The prevailing narrative surrounding agentic frameworks, particularly those that leverage plugin architectures, often uncritically accepts vendor claims of "robust isolation" and "secure sandboxing." These claims are typically validated through simplistic, curated demonstrations that fail to model adversarial intent. In an effort to move beyond marketing materials, I conducted a series of stress-tests against SuperAGI's plugin isolation mechanism, with a specific focus on the potential for privilege escalation via the file system—a common attack vector in any multi-component system.

My methodology was straightforward: deploy a standard SuperAGI instance with a deliberately permissive base configuration, and then introduce a custom plugin designed with ostensibly benign functionality. The plugin's true purpose was to probe the boundaries of its designated execution environment and attempt to interact with resources belonging to the core framework or other plugins. The objective was not to exploit a zero-day in the traditional sense, but to test the strength of the isolation promises under conditions that simulate a compromised or malicious plugin.

The results were illuminating, and point to systemic issues in the isolation model:

* **Filesystem Boundary Permeability:** The plugin, despite running under a separate subprocess as documented, was able to traverse directory structures outside its designated sandbox area. While absolute path access to core Python libraries was restricted, relative path traversal using sequences like `../../` succeeded in reaching configuration files for other plugins. This indicates a failure in properly jail or chroot the plugin's execution context at the operating system level.
* **Environment Variable and Process Inheritance:** The subprocess inherits a significant portion of the parent process's environment. This allowed the plugin to read environment variables that, while not containing plaintext secrets in the default setup, could be leveraged in a multi-stage attack to infer system structure. More critically, the ability to list processes (via standard libraries) revealed the PID of the main supervisor, a finding that could be used for further exploitation.
* **Indirect Privilege Escalation via Core Tool Access:** The most significant finding was the plugin's ability, through its granted (and seemingly necessary) ability to make HTTP requests, to call the core SuperAGI API endpoints that were bound to localhost. By crafting requests to the internal API, the plugin could effectively instruct the core agent to perform actions on its behalf, bypassing the intended plugin-to-core communication protocol and its associated permission checks. This is a classic case of inadequate network namespace isolation combined with over-permissive binding of administrative interfaces.

This exercise underscores a critical flaw in many contemporary agent frameworks: they attempt to construct security boundaries using application-layer controls alone, without leveraging the underlying operating system's isolation primitives (e.g., proper containers, user namespaces, seccomp-bpf filters). The isolation is, in essence, a logical boundary that trusts the plugin code to behave, rather than a structural boundary that enforces behavior.
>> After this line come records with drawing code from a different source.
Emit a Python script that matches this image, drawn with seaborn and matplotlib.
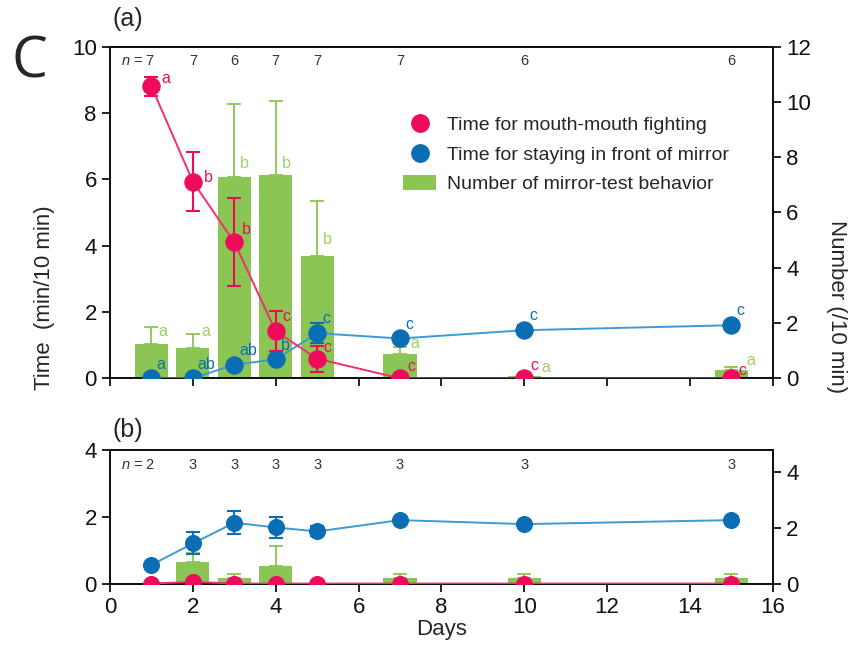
import numpy as np
import pandas as pd
import matplotlib
matplotlib.use("Agg")
import matplotlib.pyplot as plt
from matplotlib.lines import Line2D
from matplotlib.patches import Patch
import seaborn as sns

# ---------------- data ----------------
days = [1, 2, 3, 4, 5, 7, 10, 15]

# panel (a)
a_fight = [8.8, 5.93, 4.1, 1.42, 0.59, 0.0, 0.0, 0.0]
a_fight_err = [0.29, 0.9, 1.33, 0.61, 0.39, 0.0, 0.0, 0.0]
a_mirror = [0.0, 0.0, 0.41, 0.57, 1.36, 1.2, 1.45, 1.6]
a_mirror_err = [0.0, 0.0, 0.05, 0.08, 0.31, 0.1, 0.15, 0.1]
a_count = [1.25, 1.1, 7.28, 7.37, 4.43, 0.89, 0.08, 0.31]
a_count_err = [0.6, 0.51, 2.65, 2.65, 2.0, 0.25, 0.05, 0.1]
a_n = ["7", "7", "6", "7", "7", "7", "6", "6"]
a_fight_letters = ["a", "b", "b", "c", "c", "c", "c", "c"]
a_mirror_letters = ["a", "ab", "ab", "b", "c", "c", "c", "c"]
a_count_letters = ["a", "a", "b", "b", "b", "a", "a", "a"]

# panel (b)
b_fight = [0.0, 0.05, 0.0, 0.0, 0.0, 0.0, 0.0, 0.0]
b_mirror = [0.56, 1.2, 1.82, 1.68, 1.56, 1.9, 1.78, 1.9]
b_mirror_err = [0.0, 0.33, 0.34, 0.32, 0.15, 0.05, 0.05, 0.05]
b_count = [0.0, 0.78, 0.2, 0.64, 0.0, 0.2, 0.2, 0.2]
b_count_err = [0.0, 0.32, 0.13, 0.7, 0.0, 0.13, 0.13, 0.13]
b_n = ["2", "3", "3", "3", "3", "3", "3", "3"]

legend_labels = ["Time for mouth-mouth fighting",
                 "Time for staying in front of mirror",
                 "Number of mirror-test behavior"]

# ---------------- style ----------------
RED = "#EE0B5B"
RED_L = "#F0306F"
BLUE = "#0B6DB4"
BLUE_L = "#3F9AD3"
GREEN = "#8BC553"
GREEN_T = "#9ED064"

sns.set_style("ticks")
plt.rcParams["font.family"] = ["Liberation Sans", "DejaVu Sans"]
plt.rcParams["mathtext.fontset"] = "custom"
plt.rcParams["mathtext.it"] = "Liberation Sans:italic"
plt.rcParams["mathtext.rm"] = "Liberation Sans"

fig = plt.figure(figsize=(8.53, 6.46), dpi=100)
ax_a = fig.add_axes([0.129, 0.4144, 0.777, 0.5134])
ax_b = fig.add_axes([0.129, 0.0967, 0.777, 0.2067])

TICK_FS = 16
LABEL_FS = 16
LET_FS = 11.5


def style_axes(ax, ax2):
    for a in (ax, ax2):
        for s in a.spines.values():
            s.set_linewidth(1.4)
            s.set_color("#111111")
            s.set_visible(True)
    ax.tick_params(axis="both", direction="out", length=6, width=1.3,
                   labelsize=TICK_FS, top=False, right=False, colors="#111111")
    ax2.tick_params(axis="y", direction="out", length=6, width=1.3,
                    labelsize=TICK_FS, colors="#111111")
    ax.set_zorder(ax2.get_zorder() + 1)
    ax.patch.set_visible(False)


def draw_panel(ax, fight, fight_err, mirror, mirror_err, count, count_err, ylim, msize):
    ax2 = ax.twinx()
    df_c = pd.DataFrame({"day": days, "count": count})
    sns.barplot(data=df_c, x="day", y="count", native_scale=True, ax=ax2,
                color=GREEN, saturation=1, errorbar=None, linewidth=0, width=0.8)
    ax2.errorbar(days, count, yerr=[np.zeros(len(count)), count_err], fmt="none",
                 ecolor=GREEN, elinewidth=1.3, capsize=5, capthick=1.3)
    df = pd.DataFrame({"day": days, "fight": fight, "mirror": mirror})
    ax.errorbar(days, mirror, yerr=mirror_err, fmt="none", ecolor=BLUE,
                elinewidth=1.5, capsize=5, capthick=1.5, zorder=3)
    sns.lineplot(data=df, x="day", y="mirror", ax=ax, color=BLUE_L, lw=1.4,
                 marker="o", markersize=msize, markerfacecolor=BLUE,
                 markeredgecolor=BLUE, zorder=4)
    ax.errorbar(days, fight, yerr=fight_err, fmt="none", ecolor=RED,
                elinewidth=1.5, capsize=5, capthick=1.5, zorder=5)
    sns.lineplot(data=df, x="day", y="fight", ax=ax, color=RED_L, lw=1.4,
                 marker="o", markersize=msize, markerfacecolor=RED,
                 markeredgecolor=RED, zorder=6)
    ax.set_xlim(0, 16)
    ax.set_ylim(0, ylim)
    ax2.set_ylim(0, ylim * 1.2)
    ax2.set_xlim(0, 16)
    ax.set_xlabel("")
    ax.set_ylabel("")
    ax2.set_xlabel("")
    ax2.set_ylabel("")
    style_axes(ax, ax2)
    return ax2


# ---------------- panel (a) ----------------
ax2_a = draw_panel(ax_a, a_fight, a_fight_err, a_mirror, a_mirror_err,
                   a_count, a_count_err, 10, 12.5)
ax_a.set_xticks(range(0, 17, 2))
ax_a.set_xticklabels([])
ax_a.set_yticks(range(0, 11, 2))
ax2_a.set_yticks(range(0, 13, 2))

# letters
red_dx = [0.25, 0.27, 0.19, 0.15, 0.15, 0.17, 0.14, 0.16]
red_dy = [0.24, 0.13, 0.4, 0.45, 0.34, 0.35, 0.39, 0.25]
for d, v, t, dx, dy in zip(days, a_fight, a_fight_letters, red_dx, red_dy):
    ax_a.text(d + dx, v + dy, t, color=RED, fontsize=LET_FS, ha="left",
              va="center", zorder=7)
for d, v, t in zip(days, a_mirror, a_mirror_letters):
    ax_a.text(d + 0.12, v + 0.43, t, color=BLUE, fontsize=LET_FS, ha="left",
              va="center", zorder=7)
grn_dx = [0.17, 0.21, 0.14, 0.15, 0.14, 0.26, 0.41, 0.36]
grn_dy = [0.43, 0.58, 0.48, 0.39, 0.59, 0.37, 0.32, 0.33]
for d, v, t, dx, dy in zip(days, a_count, a_count_letters, grn_dx, grn_dy):
    ax_a.text(d + dx, (v + dy) / 1.2, t, color=GREEN_T, fontsize=LET_FS,
              ha="left", va="center", zorder=7)

# n labels
for i, (d, n) in enumerate(zip(days, a_n)):
    if i == 0:
        ax_a.text(d + 0.08, 9.56, r"$n$ = " + n, ha="right", va="center",
                  fontsize=10.5, color="#333333")
    else:
        ax_a.text(d, 9.56, n, ha="center", va="center", fontsize=10.5,
                  color="#333333")

handles = [Line2D([], [], ls="none", marker="o", markersize=12.5,
                  markerfacecolor=RED, markeredgecolor=RED),
           Line2D([], [], ls="none", marker="o", markersize=12.5,
                  markerfacecolor=BLUE, markeredgecolor=BLUE),
           Patch(facecolor=GREEN, edgecolor="none")]
ax_a.legend(handles, legend_labels, loc="upper left",
            bbox_to_anchor=(0.442, 0.79), frameon=False, fontsize=14,
            handlelength=1.7, handleheight=0.8, handletextpad=0.57,
            labelspacing=0.58, borderpad=0, borderaxespad=0)

# ---------------- panel (b) ----------------
ax2_b = draw_panel(ax_b, b_fight, [0] * 8, b_mirror, b_mirror_err,
                   b_count, b_count_err, 4, 11.5)
ax_b.set_xticks(range(0, 17, 2))
ax_b.set_xticklabels([str(v) for v in range(0, 17, 2)])
ax_b.set_yticks([0, 2, 4])
ax2_b.set_yticks([0, 2, 4])
ax_b.set_xlabel("Days", fontsize=LABEL_FS, labelpad=1)

for i, (d, n) in enumerate(zip(days, b_n)):
    if i == 0:
        ax_b.text(d + 0.08, 3.55, r"$n$ = " + n, ha="right", va="center",
                  fontsize=10.5, color="#333333")
    else:
        ax_b.text(d, 3.55, n, ha="center", va="center", fontsize=10.5,
                  color="#333333")

# ---------------- figure text ----------------
fig.text(112 / 853, 1 - 19 / 646, "(a)", fontsize=18, ha="left", va="center")
fig.text(112 / 853, 1 - 430 / 646, "(b)", fontsize=18, ha="left", va="center")
fig.text(12 / 853, 1 - 63 / 646, "C", fontsize=41, ha="left", va="center",
         family=["Open Sans", "DejaVu Sans"])
fig.text(45 / 853, 1 - 298 / 646, "Time  (min/10 min)", fontsize=LABEL_FS,
         rotation=90, ha="center", va="center")
fig.text(837 / 853, 1 - 307 / 646, "Number (/10 min)", fontsize=LABEL_FS,
         rotation=270, ha="center", va="center")

fig.savefig("out.png", dpi=100)
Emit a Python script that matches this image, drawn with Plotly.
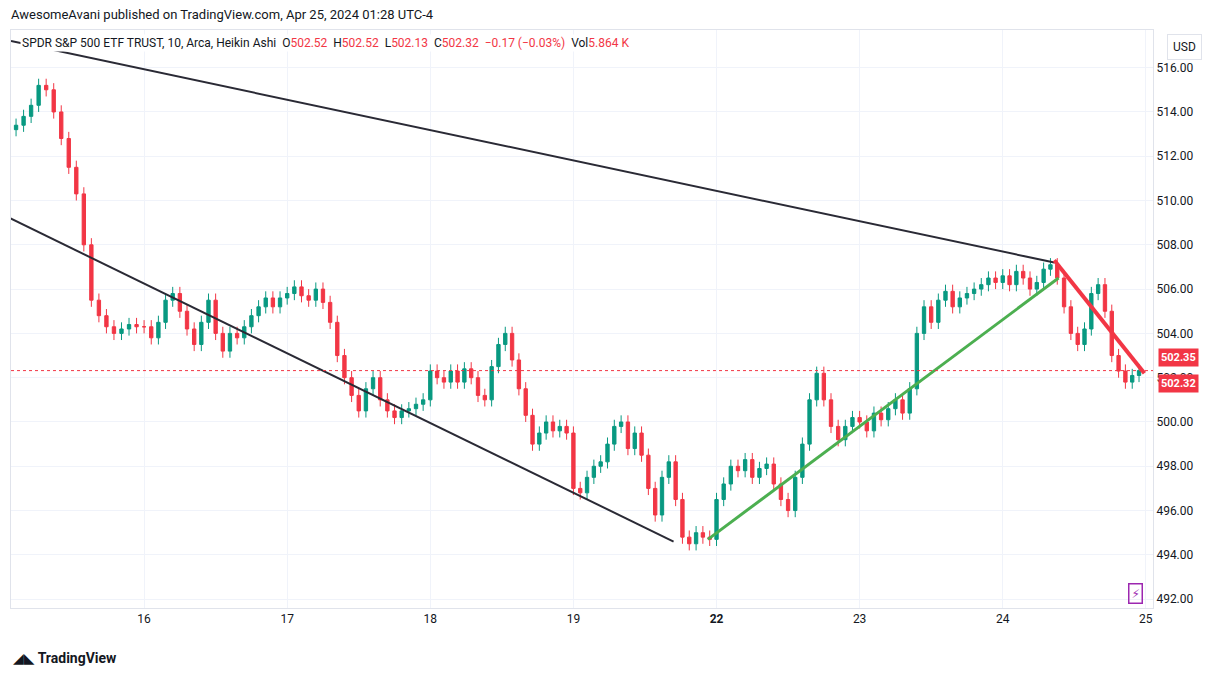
import plotly.graph_objects as go

day_labels = ["15", "16", "17", "18", "19", "22", "23", "24"]
closes_by_day = [
    [513.6,513.2,513.4,513.8,514.3,515.2,515.0,514.0,512.8,511.5,510.3,508.0,505.5,504.8,504.3,504.0,504.2,504.4,504.3],
    [504.3,503.8,504.5,505.5,505.8,505.0,504.2,503.5,504.5,505.5,504.0,503.2,504.0,503.8,504.3,504.8,505.2,505.6,505.2,505.6],
    [505.8,506.1,505.7,505.5,506.0,505.4,504.5,503.0,502.0,501.2,500.5,501.5,502.0,501.0,500.5,500.2,500.5,500.6,500.8,501.0],
    [502.3,502.0,501.8,502.3,501.8,502.4,502.0,501.2,501.0,502.5,503.5,504.0,502.8,501.5,500.3,499.0,499.5,500.0,499.6,499.8,499.5],
    [497.0,496.8,497.5,498.0,498.2,499.0,499.8,500.0,498.8,499.5,498.5,497.0,495.8,497.5,498.2,496.5,494.8,494.5,495.0,494.8,494.7],
    [496.5,497.2,498.0,497.8,498.3,497.5,497.9,498.1,497.2,496.5,496.0,497.5,499.0,501.0,502.2,501.0,499.8,499.2,499.8,500.2],
    [500.0,499.6,500.4,500.1,500.6,501.0,500.4,501.5,504.0,505.2,504.5,505.5,505.9,505.2,505.6,505.8,506.0,506.2,506.5,506.3],
    [506.6,506.2,506.8,506.5,506.0,506.3,506.9,507.1,506.5,505.2,504.0,503.5,504.2,505.8,506.2,505.0,503.0,502.3,501.8,502.1,502.32],
]
first_open = 513.3
tick_vals = [1, 2, 3, 4, 5, 6, 7, 8]
tick_text = ["16", "17", "18", "19", "<b>22</b>", "23", "24", "25"]

upper_line = ([0.07, 7.36], [517.2, 507.2])
lower_line = ([0.0, 4.7], [509.4, 494.6])
green_line = ([4.94, 7.39], [494.7, 506.5])
red_line = ([7.36, 7.99], [507.3, 502.2])
last_price = 502.32
prev_price = 502.35

x, o, h, l, c = [], [], [], [], []
prev = first_open
for d, closes in enumerate(closes_by_day):
    n = len(closes)
    for j, cl in enumerate(closes):
        x.append(d + j / n)
        op = prev
        o.append(op); c.append(cl)
        h.append(max(op, cl) + 0.3); l.append(min(op, cl) - 0.3)
        prev = cl

fig = go.Figure(go.Candlestick(
    x=x, open=o, high=h, low=l, close=c,
    increasing=dict(line=dict(color="#089981", width=1), fillcolor="#089981"),
    decreasing=dict(line=dict(color="#F23645", width=1), fillcolor="#F23645"),
    whiskerwidth=0, showlegend=False, hoverinfo="skip"))

for (lx, ly), col, w in [(upper_line, "#2a2a35", 2), (lower_line, "#2a2a35", 2),
                         (green_line, "#4caf50", 3), (red_line, "#F23645", 4)]:
    fig.add_trace(go.Scatter(x=lx, y=ly, mode="lines", line=dict(color=col, width=w),
                             showlegend=False, hoverinfo="skip"))

fig.add_hline(y=last_price, line=dict(color="#F23645", width=1, dash="dot"))

fig.update_layout(
    width=1227, height=677, margin=dict(l=3, r=82, t=22, b=77),
    paper_bgcolor="white", plot_bgcolor="white",
    font=dict(family="Roboto, DejaVu Sans", size=12, color="#131722"),
    xaxis=dict(range=[0.07, 8.05], tickvals=tick_vals, ticktext=tick_text,
               showgrid=True, gridcolor="#f0f3fa", rangeslider=dict(visible=False),
               showline=True, linecolor="#e0e3eb", mirror=True, ticks="", zeroline=False,
               automargin=False),
    yaxis=dict(side="right", range=[491.6, 517.7], dtick=2, tickformat=".2f",
               showgrid=True, gridcolor="#f0f3fa", showline=True, linecolor="#e0e3eb",
               mirror=True, ticks="", zeroline=False, automargin=False),
)

anns = [
    dict(xref="paper", yref="paper", x=-0.002, y=1.026, xanchor="left", yanchor="middle",
         text="AwesomeAvani published on TradingView.com, Apr 25, 2024 01:28 UTC-4",
         showarrow=False, font=dict(size=13, color="#131722")),
    dict(xref="paper", yref="paper", x=0.008, y=0.993, xanchor="left", yanchor="top",
         text="SPDR S&P 500 ETF TRUST, 10, Arca, Heikin Ashi  O<span style='color:#F23645'>502.52</span>  H<span style='color:#F23645'>502.52</span>  L<span style='color:#F23645'>502.13</span>  C<span style='color:#F23645'>502.32</span>  <span style='color:#F23645'>−0.17 (−0.03%)</span>  Vol<span style='color:#F23645'>5.864 K</span>",
         showarrow=False, font=dict(size=12, color="#131722"), bgcolor="white"),
    dict(xref="paper", yref="y", x=1.004, y=prev_price + 0.56, xanchor="left", yanchor="middle",
         text="<b>502.35</b>", showarrow=False, font=dict(size=11, color="white"),
         bgcolor="#F23645", borderpad=2),
    dict(xref="paper", yref="y", x=1.004, y=last_price - 0.56, xanchor="left", yanchor="middle",
         text="<b>502.32</b>", showarrow=False, font=dict(size=11, color="white"),
         bgcolor="#F23645", borderpad=2),
    dict(xref="paper", yref="paper", x=1.012, y=0.97, xanchor="left", yanchor="middle",
         text="USD", showarrow=False, font=dict(size=12), bordercolor="#e0e3eb",
         borderwidth=1, borderpad=5),
    dict(xref="paper", yref="paper", x=0.0, y=-0.087, xanchor="left", yanchor="middle",
         text="<b>◢◣ TradingView</b>", showarrow=False, font=dict(size=14, color="#131722")),
    dict(xref="paper", yref="paper", x=0.985, y=0.025, xanchor="center", yanchor="middle",
         text="⚡", showarrow=False, font=dict(size=12, color="#9c27b0"),
         bordercolor="#9c27b0", borderwidth=1.5, borderpad=2),
]
fig.update_layout(annotations=anns)
fig.write_html("out.html")
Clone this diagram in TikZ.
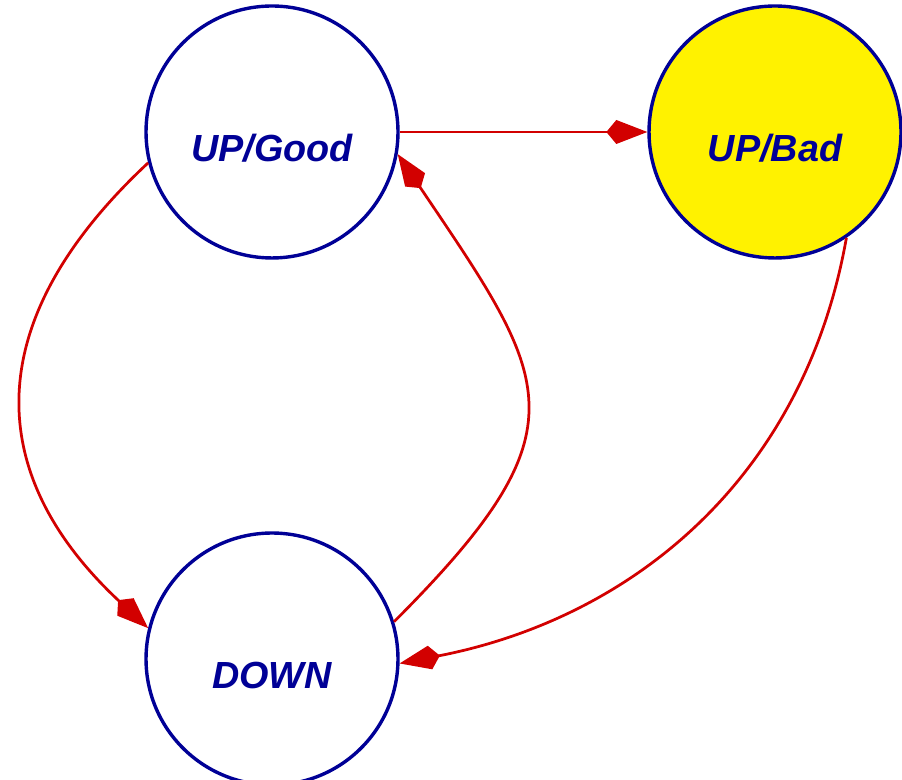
\documentclass[tikz,border=0pt]{standalone}
\usepackage{fontspec}
\setsansfont{Liberation Sans}
\usetikzlibrary{arrows.meta}
\definecolor{navy}{RGB}{0,0,150}
\definecolor{arrowred}{RGB}{210,0,0}
\begin{document}
\begin{tikzpicture}[x=0.02cm, y=0.02cm,
  state/.style={circle, draw=navy, line width=0.068cm, minimum size=5.04cm, inner sep=0pt,
    text=navy, font=\sffamily\bfseries\itshape\fontsize{21.5}{24}\selectfont,
    text height=1.18cm, text depth=0pt},
  trans/.style={draw=arrowred, line width=0.055cm,
    -{Kite[length=0.82cm, width=0.48cm, inset=0.2cm]}}]
  \useasboundingbox (0,0) rectangle (902,780);
  % States
  \node[state] (good) at (272,648) {UP/Good};
  \node[state, fill=yellow] (bad) at (775,648) {UP/Bad};
  \node[state] (down) at (272,121) {DOWN};
  % Transitions
  \draw[trans] (good) -- (bad);
  \draw[trans] (good.194) to[out=223, in=137, looseness=1.26] (down.166);
  \draw[trans] (down.17) to[out=45, in=-56, looseness=1.5] (good.-10);
  \draw[trans] (bad.-56) to[out=-100, in=11] (down.-2);
\end{tikzpicture}
\end{document}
For any meaningful benchmark in this space, we must insist on test methodologies that go beyond checking if a plugin can be "loaded without error." Evaluation must include:
* Attempts to escape the designated resource pool (CPU, memory, disk, network).
* Probing of inter-process communication channels and shared memory regions.
* Testing for confused deputy problems via the core framework's own internal APIs.
* Analysis of the attack surface presented by the framework's own dependencies, which are often implicitly trusted by all plugins.

Without such rigorous, adversarial testing, claims of security and isolation remain speculative at best, and dangerously misleading at worst. The community must develop and standardize a suite of red-team tests specifically for AI agent architectures, moving the conversation from feature-checking to actual threat modeling.